## Recorded data
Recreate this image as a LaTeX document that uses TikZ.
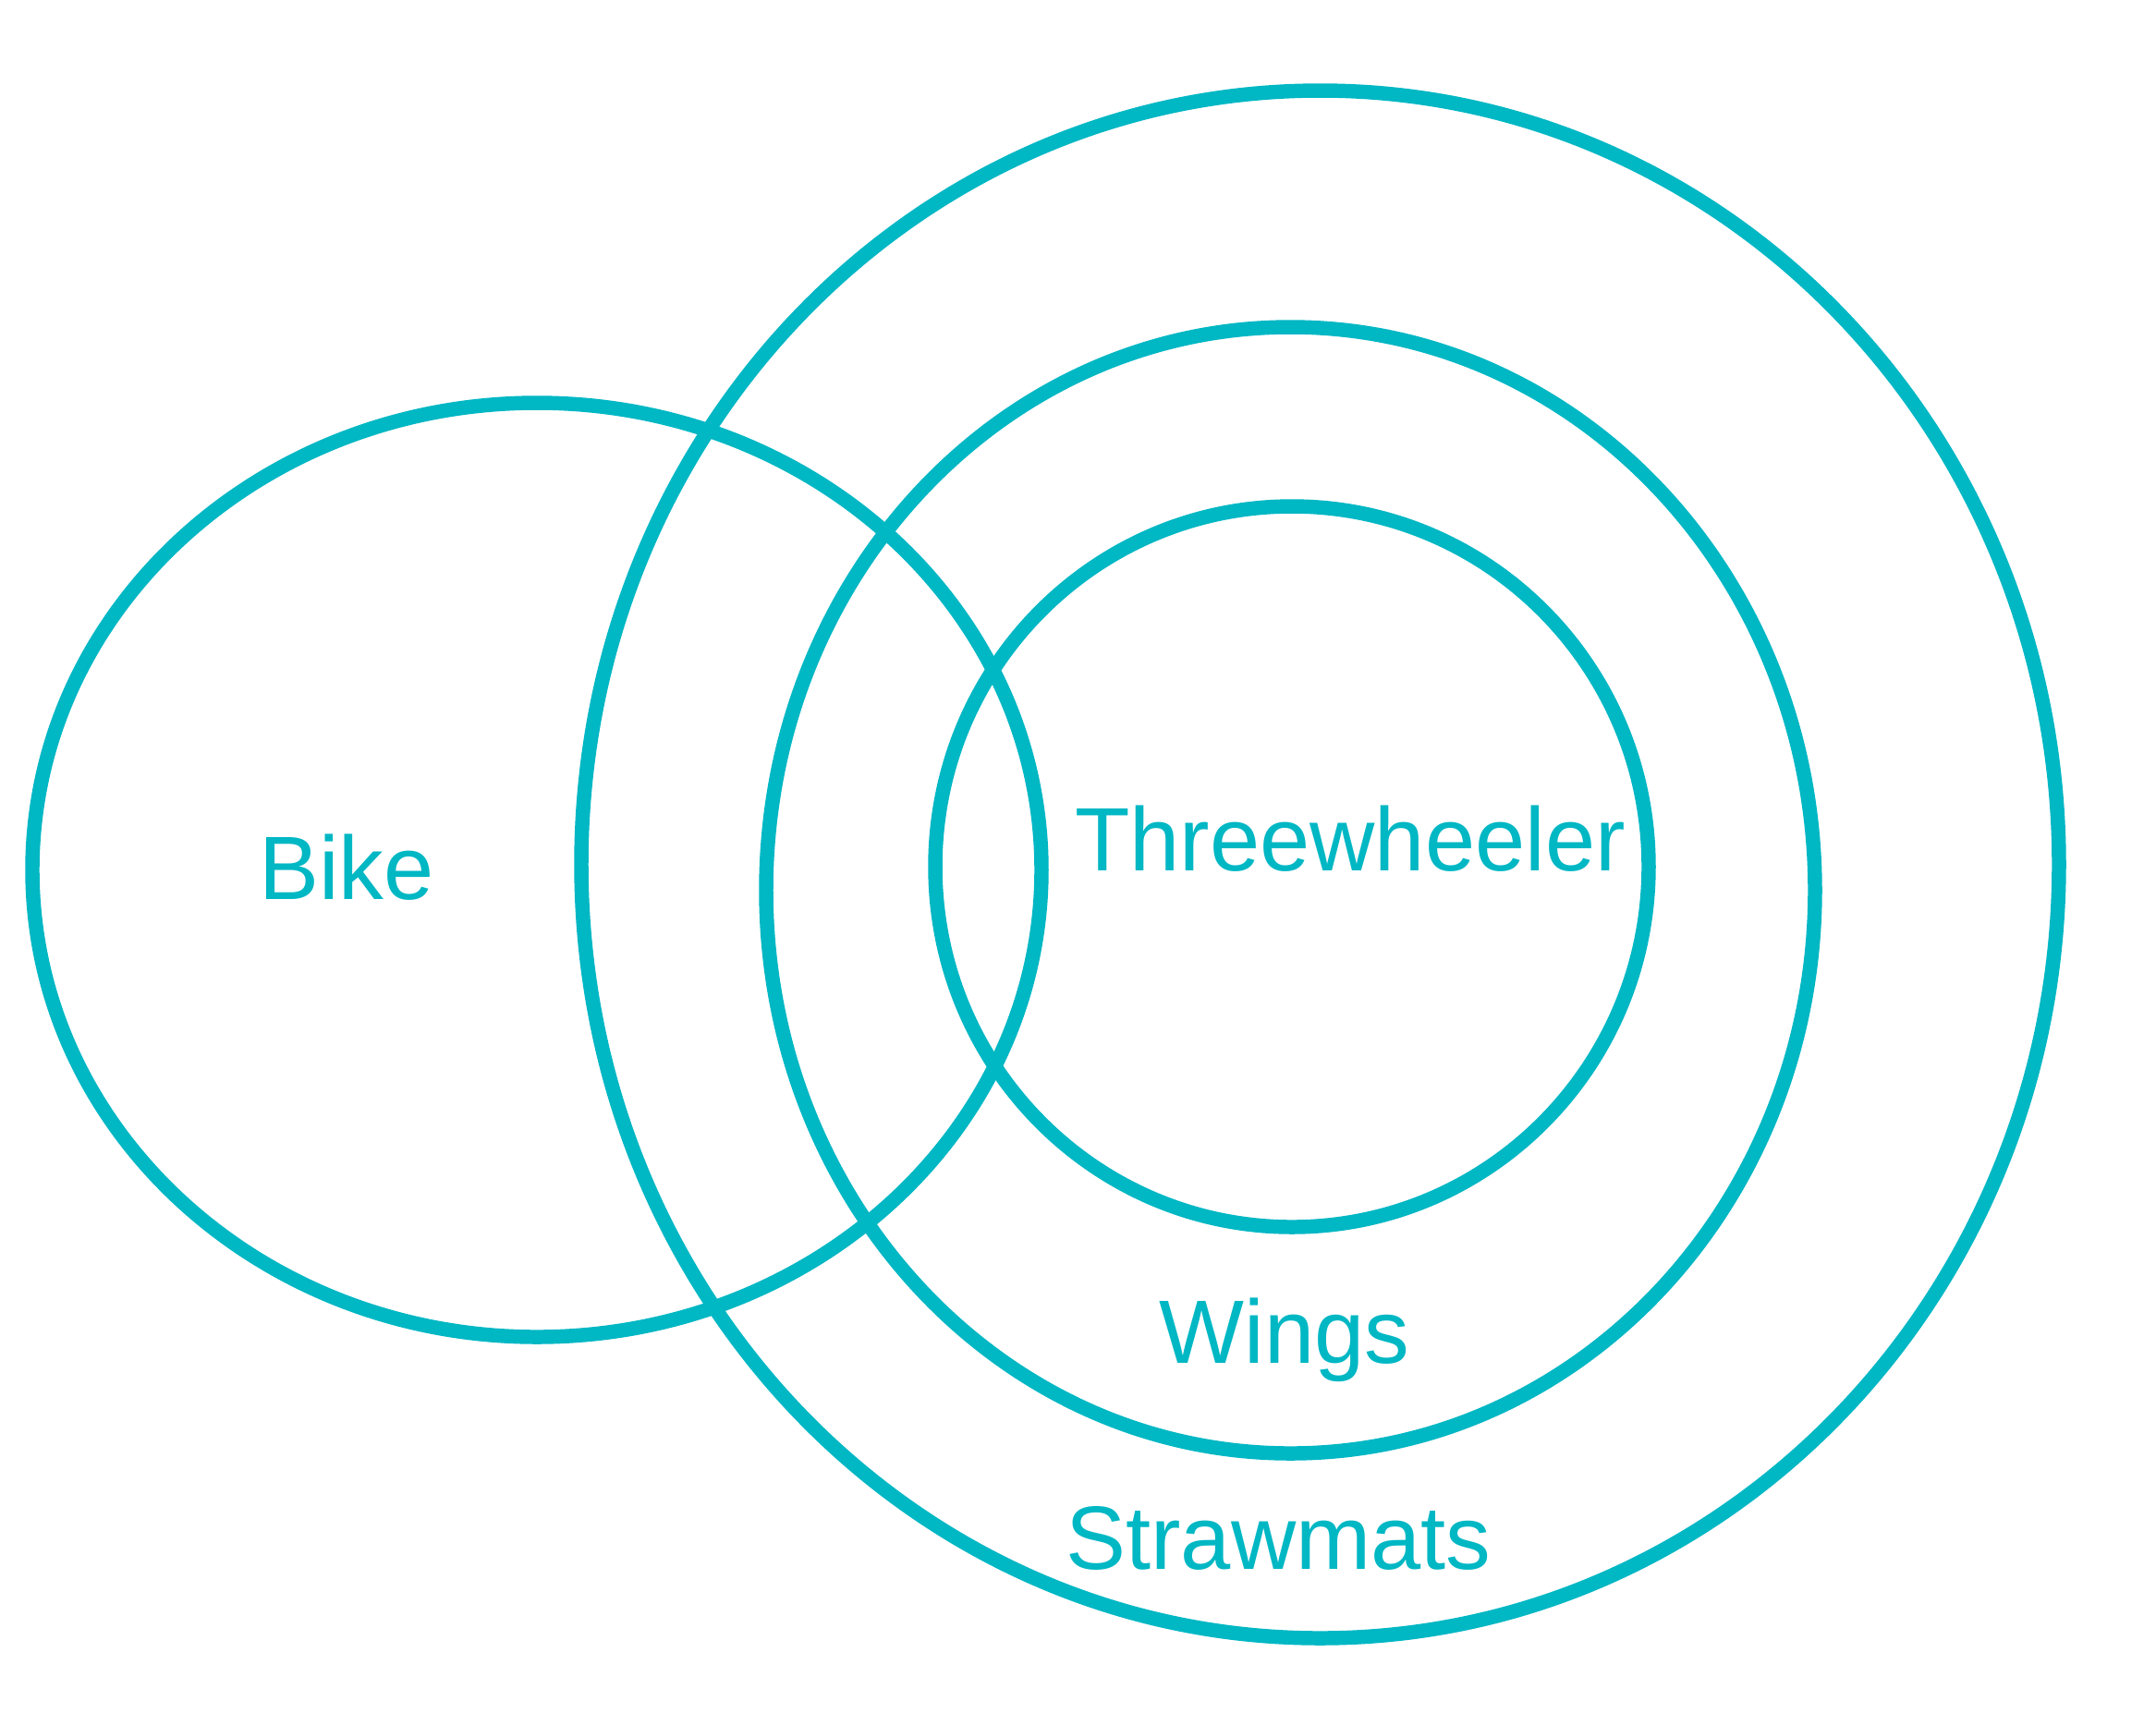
\documentclass[tikz,border=0pt]{standalone}
\usepackage{fontspec}
\setmainfont{Liberation Sans}
\usepackage{tikz}
\definecolor{setteal}{RGB}{0,183,196}
\tikzset{
    setline/.style={
        line width=4.4pt,
        setteal
    },
    % labels of the sets
    setlabel/.style={
        setteal,
        anchor=base,
        inner sep=0pt,
        font=\fontsize{27.7pt}{33pt}\selectfont
    }
}

\begin{document}
\begin{tikzpicture}[x=0.01cm,y=-0.01cm]
    \useasboundingbox (0,0) rectangle (2333,1853);
    \draw[setline] (581,941.5) ellipse [x radius=546, y radius=505.5];
    \draw[setline] (1428.5,935.5) ellipse [x radius=799.5, y radius=837.5];
    \draw[setline] (1396.5,963.5) ellipse [x radius=567.5, y radius=609.5];
    \draw[setline] (1398,938) ellipse [x radius=386, y radius=390];

    \node[setlabel] (bike) at (375,973) {Bike};
    \node[setlabel] (three) at (1461,942) {Threewheeler};
    \node[setlabel] (wings) at (1390,1475) {Wings};
    \node[setlabel] (straw) at (1383.5,1698) {Strawmats};
\end{tikzpicture}
\end{document}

## What needs to be done
Every line from the top of the material above through the line with "radius=386, y radius=390];" should be duplicated exactly, please; leave out the pictures.

## Answer in full
Recreate this image as a LaTeX document that uses TikZ.
\documentclass[tikz,border=0pt]{standalone}
\usepackage{fontspec}
\setmainfont{Liberation Sans}
\usepackage{tikz}
\definecolor{setteal}{RGB}{0,183,196}
\tikzset{
    setline/.style={
        line width=4.4pt,
        setteal
    },
    % labels of the sets
    setlabel/.style={
        setteal,
        anchor=base,
        inner sep=0pt,
        font=\fontsize{27.7pt}{33pt}\selectfont
    }
}

\begin{document}
\begin{tikzpicture}[x=0.01cm,y=-0.01cm]
    \useasboundingbox (0,0) rectangle (2333,1853);
    \draw[setline] (581,941.5) ellipse [x radius=546, y radius=505.5];
    \draw[setline] (1428.5,935.5) ellipse [x radius=799.5, y radius=837.5];
    \draw[setline] (1396.5,963.5) ellipse [x radius=567.5, y radius=609.5];
    \draw[setline] (1398,938) ellipse [x radius=386, y radius=390];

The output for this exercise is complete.